Largest Single Whistleblower Award Ever under Dodd-Frank


November.01.2021

The Commodity Futures Trading Commission awarded approximately $200 million to a single whistleblower earlier this month based on the individual’s “significant contribution” to the success of a CFTC action and two Related Actions by other enforcement agencies. This is not just the largest award of the CFTC to date under its Dodd-Frank whistleblower program, but larger than any award ever made to a single whistleblower by the SEC under Dodd-Frank. Although the Commission maintains whistleblower confidentiality and its award decision is heavily redacted, the Wall Street Journal reports that the whistleblower tip involved alleged LIBOR manipulation at a Multinational Investment Bank (Germany).

Several key points about this award decision:

  • The whistleblower’s request for an award was initially denied. The whistleblower’s counsel then submitted a request for reconsideration, which included an affidavit from a federal official (likely from the Department of Justice, based on the WSJ coverage), explaining how the whistleblower’s information directly contributed to the successful outcome. The CFTC then reconsidered all of the evidence and reversed course, granting the award.
  • Federal investigations were already underway when the whistleblower came forward. In addition, the individual did not provide “direct evidence” of the violations themselves.
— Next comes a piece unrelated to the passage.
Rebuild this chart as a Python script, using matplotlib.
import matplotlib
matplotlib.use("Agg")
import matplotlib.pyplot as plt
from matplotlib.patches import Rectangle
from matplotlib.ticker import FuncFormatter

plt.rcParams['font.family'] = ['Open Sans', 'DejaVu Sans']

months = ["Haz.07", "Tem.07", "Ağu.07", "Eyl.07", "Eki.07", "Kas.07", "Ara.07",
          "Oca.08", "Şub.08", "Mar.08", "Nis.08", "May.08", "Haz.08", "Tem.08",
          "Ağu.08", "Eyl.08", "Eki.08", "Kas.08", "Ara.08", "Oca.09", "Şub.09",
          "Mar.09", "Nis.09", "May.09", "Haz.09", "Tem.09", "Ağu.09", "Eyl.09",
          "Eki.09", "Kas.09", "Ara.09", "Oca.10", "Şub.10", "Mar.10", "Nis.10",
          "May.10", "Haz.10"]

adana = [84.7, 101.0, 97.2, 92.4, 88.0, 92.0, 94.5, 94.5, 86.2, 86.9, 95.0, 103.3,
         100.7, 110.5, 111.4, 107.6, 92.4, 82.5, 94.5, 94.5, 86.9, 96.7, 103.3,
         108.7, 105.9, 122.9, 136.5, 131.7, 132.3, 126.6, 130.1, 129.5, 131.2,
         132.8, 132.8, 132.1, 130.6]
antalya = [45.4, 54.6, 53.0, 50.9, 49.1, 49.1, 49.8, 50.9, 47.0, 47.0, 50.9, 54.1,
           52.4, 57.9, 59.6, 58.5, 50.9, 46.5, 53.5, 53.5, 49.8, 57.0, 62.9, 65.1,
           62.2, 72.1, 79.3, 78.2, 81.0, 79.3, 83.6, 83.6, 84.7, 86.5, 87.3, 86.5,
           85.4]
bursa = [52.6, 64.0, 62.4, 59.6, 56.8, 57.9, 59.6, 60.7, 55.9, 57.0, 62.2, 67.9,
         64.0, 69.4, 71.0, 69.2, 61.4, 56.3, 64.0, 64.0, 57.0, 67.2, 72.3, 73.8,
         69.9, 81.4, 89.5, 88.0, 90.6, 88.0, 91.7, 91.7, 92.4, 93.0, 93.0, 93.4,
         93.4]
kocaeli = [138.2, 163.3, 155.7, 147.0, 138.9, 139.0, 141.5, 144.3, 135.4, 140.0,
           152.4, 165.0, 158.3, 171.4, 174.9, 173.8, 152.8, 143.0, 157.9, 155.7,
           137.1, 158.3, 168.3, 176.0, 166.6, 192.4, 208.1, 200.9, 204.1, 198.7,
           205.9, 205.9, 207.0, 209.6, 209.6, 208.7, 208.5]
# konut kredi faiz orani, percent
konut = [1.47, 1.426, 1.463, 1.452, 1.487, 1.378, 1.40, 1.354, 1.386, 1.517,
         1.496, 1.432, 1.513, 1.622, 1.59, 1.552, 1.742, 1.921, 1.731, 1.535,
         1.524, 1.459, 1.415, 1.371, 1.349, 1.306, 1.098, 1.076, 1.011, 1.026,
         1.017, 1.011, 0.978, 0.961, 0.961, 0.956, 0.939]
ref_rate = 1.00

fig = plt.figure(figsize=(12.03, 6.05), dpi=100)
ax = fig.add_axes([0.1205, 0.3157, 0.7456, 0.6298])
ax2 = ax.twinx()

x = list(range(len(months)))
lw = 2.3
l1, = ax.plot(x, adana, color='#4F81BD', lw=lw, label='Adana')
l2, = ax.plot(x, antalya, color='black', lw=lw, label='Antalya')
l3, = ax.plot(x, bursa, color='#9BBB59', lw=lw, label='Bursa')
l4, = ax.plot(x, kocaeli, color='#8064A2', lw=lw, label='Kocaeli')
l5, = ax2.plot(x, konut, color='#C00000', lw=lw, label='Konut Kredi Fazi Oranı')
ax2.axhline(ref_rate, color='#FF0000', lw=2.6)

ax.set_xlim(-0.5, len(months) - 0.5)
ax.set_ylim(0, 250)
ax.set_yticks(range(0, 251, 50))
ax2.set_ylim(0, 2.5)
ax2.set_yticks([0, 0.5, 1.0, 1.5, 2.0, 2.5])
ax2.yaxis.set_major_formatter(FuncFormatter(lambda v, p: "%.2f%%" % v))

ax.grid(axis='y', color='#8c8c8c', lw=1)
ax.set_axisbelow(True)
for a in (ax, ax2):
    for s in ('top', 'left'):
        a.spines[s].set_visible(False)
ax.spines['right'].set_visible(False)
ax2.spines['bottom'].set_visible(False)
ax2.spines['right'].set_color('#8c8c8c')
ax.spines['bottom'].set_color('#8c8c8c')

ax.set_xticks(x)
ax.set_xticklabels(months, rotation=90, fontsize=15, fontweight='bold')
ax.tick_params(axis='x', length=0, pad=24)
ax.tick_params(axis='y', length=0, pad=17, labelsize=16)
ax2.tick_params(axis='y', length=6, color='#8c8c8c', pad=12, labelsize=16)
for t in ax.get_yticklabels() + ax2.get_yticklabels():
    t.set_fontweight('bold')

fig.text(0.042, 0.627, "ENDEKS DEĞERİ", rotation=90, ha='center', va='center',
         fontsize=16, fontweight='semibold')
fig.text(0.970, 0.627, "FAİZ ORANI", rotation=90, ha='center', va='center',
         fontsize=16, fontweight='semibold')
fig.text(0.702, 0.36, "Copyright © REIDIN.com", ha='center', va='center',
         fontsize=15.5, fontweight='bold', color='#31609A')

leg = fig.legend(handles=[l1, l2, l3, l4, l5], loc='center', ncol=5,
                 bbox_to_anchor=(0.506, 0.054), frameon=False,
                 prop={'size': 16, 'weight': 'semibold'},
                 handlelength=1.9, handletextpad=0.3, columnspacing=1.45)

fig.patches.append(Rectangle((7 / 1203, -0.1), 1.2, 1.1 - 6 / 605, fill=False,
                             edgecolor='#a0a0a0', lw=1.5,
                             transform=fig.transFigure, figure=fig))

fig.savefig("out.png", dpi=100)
Nevertheless, according to the CFTC, the whistleblower’s information “led directly to evidence” by increasing regulators’ understanding of a key issue, which in turn helped the government obtain important witness admissions.
  • The award notes that the “Federal Regulator” (again, likely the DOJ) relied in part on information that the whistleblower provided to the press, before providing that information to the Federal Regulator. The CFTC deemed this to be “original information” “voluntarily provided” to the Federal Regulator because the whistleblower had provided the information to other government agencies before the article went to print. The CFTC decision explained that the news article “caused the Federal Regulator to focus its attention” on the information the whistleblower provided.
  • The $200 million whistleblower award is comprised not only of a percentage of the CFTC’s own monetary recovery and that of another US Federal Regulator, but also the recovery of a Foreign Regulator (apparently the UK Financial Conduct Authority, per the WSJ article). Although uncommon, this is consistent with Dodd-Frank’s statutory definition of “Related Action.”

To date, whistleblower tips to the CFTC have contributed to enforcement actions resulting in more than $3 billion in monetary sanctions. While the SEC’s whistleblower bounty program has received more publicity, this record-breaking award serves as a reminder to all companies that may come under the jurisdiction of the CFTC that the CFTC also has a robust whistleblower bounty program under Dodd-Frank and the magnitude of this award will no doubt spur a new wave of tips filed with both regulators.